Así que el grupo que salió al Pyramid Stage aquella noche era ya un fenómeno en la cumbre de su carrera. Una banda cuyos miembros, con solo 19 años, habían dejado de trabajar por amor al arte para embarcarse en un mundo de jets privados y limousinas, cuando se abrió la veda de cazatalentos para dar alcance a Muse, un grupo que había roto de forma espectacular todas las reglas del Rock Clásico, debutando con un tema mitad funk, mitad música egipcia (‘Muscle Museum’) para después componer unos riffs de una brillantez tan trabajada que eran capaces de agarrotar los dedos de cualquiera que se atreviera a tocarlos (‘Plug In Baby’) y más tarde convertir en rock la música de Nina Simone (‘Feeling Good’). Una banda que ha logrado duplicar su público con cada nuevo álbum (en 1999, ‘Showbiz’ vendió 500.000 copias, ‘Origin Of Symmetry’ alcanzó el millón de copias en 2001 y en 2003 Absolution, una obra maestra de la malevolencia épica, vendió el doble) y cuya presencia se ha convertido después de cinco años en un auténtico carnaval de la ciencia-ficción operística en el circuito de conciertos europeos. Una banda que, después de echar abajo los grandes estadios europeos, se vino abajo por la presión de la gira. "Creo que en la vida atravesamos ciclos", dice Matt, "te lo estás pasando en grande, luego te hartas y las vibraciones empiezan a ser un poco siniestras. Pero cuando vivimos ese ciclo vital por segunda vez, dijimos, 'Oh, Dios mío, otra vez cuesta abajo, necesitamos volver a casa y dejar de dar conciertos durante un tiempo'".

Pero Absolution se estaba convirtiendo en un éxito de culto en Estados Unidos, estaba reciente el triunfo de Glastonbury, tenían dos conciertos con el cartel de "no hay billetes" en Earl Court en Navidad, antes de emprender el camino a casa, así que Muse se recorrió el circuito del Medio Oeste, dejando atrás el glamour y el engreimiento de los grandes estadios para volver a ser un trío con problemas, achicharrado por el calor, y actuando en salas de segunda. "Pasamos de tocar en esos inmensos estadios europeos a tocar ante 200 personas en cualquier agujero inmundo", dice Matt, riéndose. "Ese es el precio que hay que pagar por acomodarse demasiado en los grandes estadios. Pero estaba bien sentirse otra vez como un grupo nuevo y sentir que nos redescubrían".

Fortalecidos, los miembros de Muse se tomaron un mes de descanso para tratar de adivinar dónde estaba eso que llamaban “su casa”: Matt se trasladó a una ciudad a las afueras de Milan, Chris y su siempre prolífica familia se quedaron en Teignmouth y Dom siguió en Highbury, la zona de moda de Londres, antes de reunirse en verano de 2005 en un estudio infestado de murciélagos, el Chateau Miraval, en un pueblo templario del sur de Francia.
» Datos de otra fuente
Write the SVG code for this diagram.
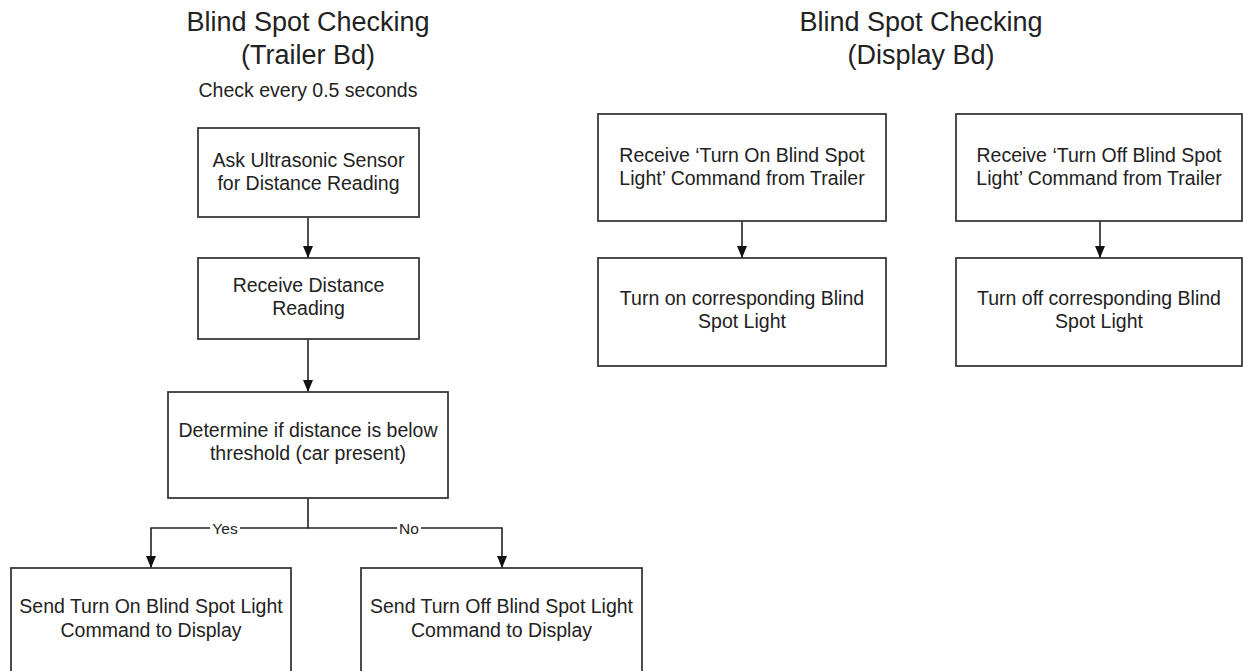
<svg xmlns="http://www.w3.org/2000/svg" width="1243" height="671" viewBox="0 0 1243 671">
<style>
.box{fill:#fff;stroke:#3a3a3a;stroke-width:1.8}
.t{font-family:"Liberation Sans",Arial,sans-serif;font-size:19.5px;fill:#222;text-anchor:middle}
.title{font-family:"Liberation Sans",Arial,sans-serif;font-size:27px;fill:#222;text-anchor:middle}
.lbl{font-family:"Liberation Sans",Arial,sans-serif;font-size:15.5px;fill:#222;text-anchor:middle}
.c{fill:none;stroke:#222;stroke-width:1.6}
</style>
<defs>
<marker id="arr" viewBox="0 0 12 10" refX="12" refY="5" markerWidth="12" markerHeight="10" markerUnits="userSpaceOnUse" orient="auto">
<path d="M0,0 L12,5 L0,10 z" fill="#111"/>
</marker>
</defs>
<rect width="1243" height="671" fill="#fff"/>
<g id="title-trailer">
<text class="title" x="308" y="31">Blind Spot Checking</text>
<text class="title" x="308" y="64">(Trailer Bd)</text>
<text class="t" x="308" y="97">Check every 0.5 seconds</text>
</g>
<g id="title-display">
<text class="title" x="921" y="31">Blind Spot Checking</text>
<text class="title" x="921" y="64">(Display Bd)</text>
</g>
<g id="connectors">
<path class="c" d="M308,217 V258" marker-end="url(#arr)"/>
<path class="c" d="M308,339 V392" marker-end="url(#arr)"/>
<path class="c" d="M308,498 V528 H151 V568" marker-end="url(#arr)"/>
<path class="c" d="M308,528 H502 V568" marker-end="url(#arr)"/>
<path class="c" d="M742,221 V258" marker-end="url(#arr)"/>
<path class="c" d="M1100,221 V258" marker-end="url(#arr)"/>
<rect x="210" y="520" width="30" height="16" fill="#fff"/>
<text class="lbl" x="225" y="533.5">Yes</text>
<rect x="397" y="520" width="24" height="16" fill="#fff"/>
<text class="lbl" x="409" y="533.5">No</text>
</g>
<g id="ask-sensor">
<rect class="box" x="198" y="128" width="221" height="89"/>
<text class="t" x="308.5" y="167">Ask Ultrasonic Sensor</text>
<text class="t" x="308.5" y="190">for Distance Reading</text>
</g>
<g id="receive-distance">
<rect class="box" x="198" y="258" width="221" height="81"/>
<text class="t" x="308.5" y="292">Receive Distance</text>
<text class="t" x="308.5" y="315">Reading</text>
</g>
<g id="determine">
<rect class="box" x="168" y="392" width="280" height="106"/>
<text class="t" x="308" y="437">Determine if distance is below</text>
<text class="t" x="308" y="460">threshold (car present)</text>
</g>
<g id="send-on">
<rect class="box" x="11" y="568" width="280" height="106"/>
<text class="t" x="151" y="613">Send Turn On Blind Spot Light</text>
<text class="t" x="151" y="637">Command to Display</text>
</g>
<g id="send-off">
<rect class="box" x="361" y="568" width="281" height="106"/>
<text class="t" x="501.5" y="613">Send Turn Off Blind Spot Light</text>
<text class="t" x="501.5" y="637">Command to Display</text>
</g>
<g id="receive-on">
<rect class="box" x="598" y="114" width="288" height="107"/>
<text class="t" x="742" y="162">Receive ‘Turn On Blind Spot</text>
<text class="t" x="742" y="185">Light’ Command from Trailer</text>
</g>
<g id="turn-on">
<rect class="box" x="598" y="258" width="288" height="108"/>
<text class="t" x="742" y="305">Turn on corresponding Blind</text>
<text class="t" x="742" y="328">Spot Light</text>
</g>
<g id="receive-off">
<rect class="box" x="956" y="114" width="286" height="107"/>
<text class="t" x="1099" y="162">Receive ‘Turn Off Blind Spot</text>
<text class="t" x="1099" y="185">Light’ Command from Trailer</text>
</g>
<g id="turn-off">
<rect class="box" x="956" y="258" width="286" height="108"/>
<text class="t" x="1099" y="305">Turn off corresponding Blind</text>
<text class="t" x="1099" y="328">Spot Light</text>
</g>
</svg>
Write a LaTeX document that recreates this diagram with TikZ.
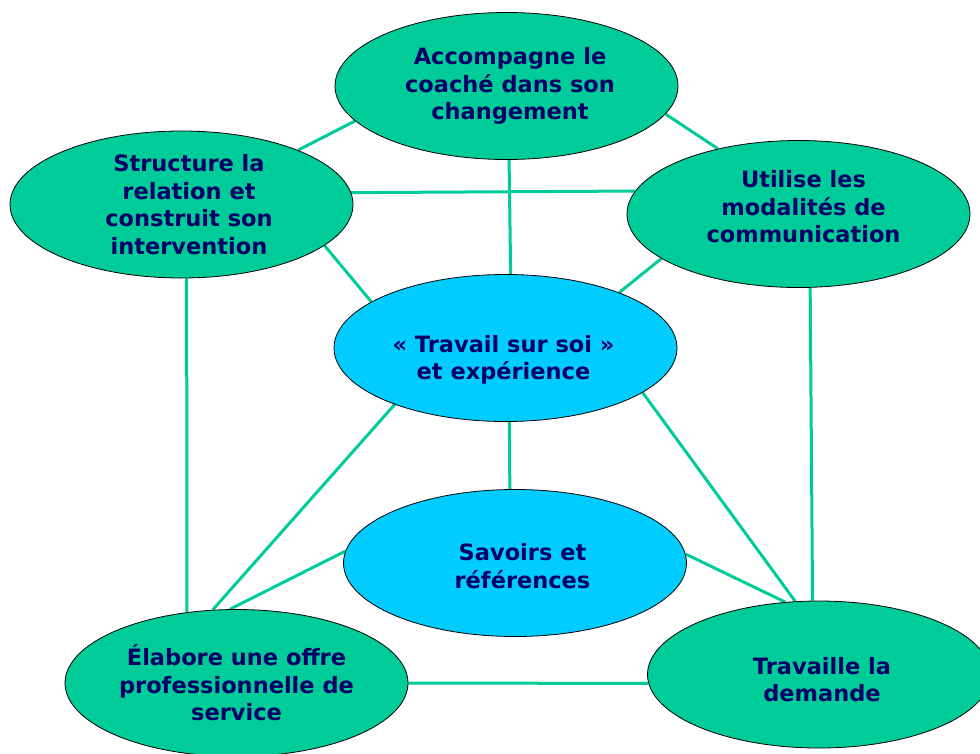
\documentclass[tikz,border=0pt]{standalone}
\usepackage{fontspec}
\setmainfont{DejaVu Sans}
\usetikzlibrary{shapes.geometric,backgrounds}
\definecolor{myGreen}{RGB}{0,204,153}
\definecolor{myCyan}{RGB}{0,204,255}
\definecolor{myNavy}{RGB}{0,0,102}
\tikzset{%%
  bulle/.style={ellipse, draw=black, line width=0.8pt,
    minimum width=343pt, minimum height=147pt},
  vert/.style={bulle, fill=myGreen},
  bleu/.style={bulle, fill=myCyan},
  txt/.style={align=center, inner sep=0pt, text=myNavy,
    font=\bfseries\fontsize{22.5}{27.5}\selectfont},
  lien/.style={myGreen, line width=3pt}
  }

\begin{document}
\begin{tikzpicture}[x=1pt,y=-1pt]
  \useasboundingbox (0,0) rectangle (980,753);
  \node[vert] (accomp) at (506.5,86) {};
  \node[vert] (struct) at (181.5,204.5) {};
  \node[vert] (utilise) at (798.5,214) {};
  \node[bleu] (travail) at (505.5,348) {};
  \node[bleu] (savoirs) at (515,563) {};
  \node[vert] (elabore) at (236.5,683) {};
  \node[vert] (demande) at (819,674.5) {};
  \node[txt] (accomp-t) at ([shift={(3.5,0)}]accomp) {Accompagne le\\coaché dans son\\changement};
  \node[txt] (struct-t) at ([shift={(7.5,0)}]struct) {Structure la\\relation et\\construit son\\intervention};
  \node[txt] (utilise-t) at ([shift={(5,-7)}]utilise) {Utilise les\\modalités de\\communication};
  \node[txt] (travail-t) at ([shift={(-2,12)}]travail) {« Travail sur soi »\\et expérience};
  \node[txt] (savoirs-t) at ([shift={(7.5,3)}]savoirs) {Savoirs et\\références};
  \node[txt] (elabore-t) at (elabore) {Élabore une offre\\professionnelle de\\service};
  \node[txt] (demande-t) at ([shift={(3,5)}]demande) {Travaille la\\demande};
  \begin{scope}[on background layer]
    \draw[lien] (accomp.193) -- (struct.25);
    \draw[lien] (accomp.350) -- (utilise.141);
    \draw[lien] (struct.4.5) -- (utilise.172);
    \draw[lien] (accomp.272.7) -- (travail.86.5);
    \draw[lien] (struct.344) -- (travail.161);
    \draw[lien] (utilise.198) -- (travail.26);
    \draw[lien] (struct.274) -- (elabore.125);
    \draw[lien] (utilise.279) -- (demande.95);
    \draw[lien] (travail.273.5) -- (savoirs.94);
    \draw[lien] (travail.207.5) -- (elabore.108.5);
    \draw[lien] (travail.342) -- (demande.108);
    \draw[lien] (savoirs.176) -- (elabore.95);
    \draw[lien] (savoirs.3.3) -- (demande.115);
    \draw[lien] (elabore.east) -- (demande.183);
  \end{scope}
\end{tikzpicture}
\end{document}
Matt: "Me recordaba mucho a Devon. La mayor parte del proceso de escritura empezó allí, pues era un lugar mucho más tranquilo y muy alejado del estilo de vida que solíamos llevar".

Sus anteriores álbumes, en su opinión, habían nacido de la necesidad, bajo la presión de los inminentes conciertos y marcados por la obligación de asegurarse un buen directo. Esta vez trabajaron sin ponerse límites, no convocaron gira, y se permitieron todo tipo de locuras en el estudio; iban a explorar todas las posibilidades técnicas que encerraba ser un "grupo de estudio". La banda levantó el campamento de Chateau Miraval para irse a Nueva York para completar el grueso de la grabación en los estudios Electric Lady y Avatar, y para inundar el disco de ritmos de pista de baile. "Por ahí rondaba el fantasma de Hendrix", cuenta Matt, "y Bowie se pasó un día por allí para saludar. Estuvo bien contar con la aprobación de un viejo amigo. Si nos hubiéramos quedado en Francia, probablemente todo el álbum habría terminado siendo completamente previsible. Temas como ‘Knights Of Cydonia’ habrían durado veinte minutos. Por alguna razón, cuando nos marchamos a Nueva York, las cosas cambiaron y los temas empezaron a coger ritmo. Canciones como ‘Starlight’, ‘Supermassive Black Hole’ o ‘Hoodoo’ cambiaron completamente de estilo cuando llegamos a Nueva York, no sé si eran las vibraciones de la ciudad o qué". Así nació Black Holes And Revelations (2006).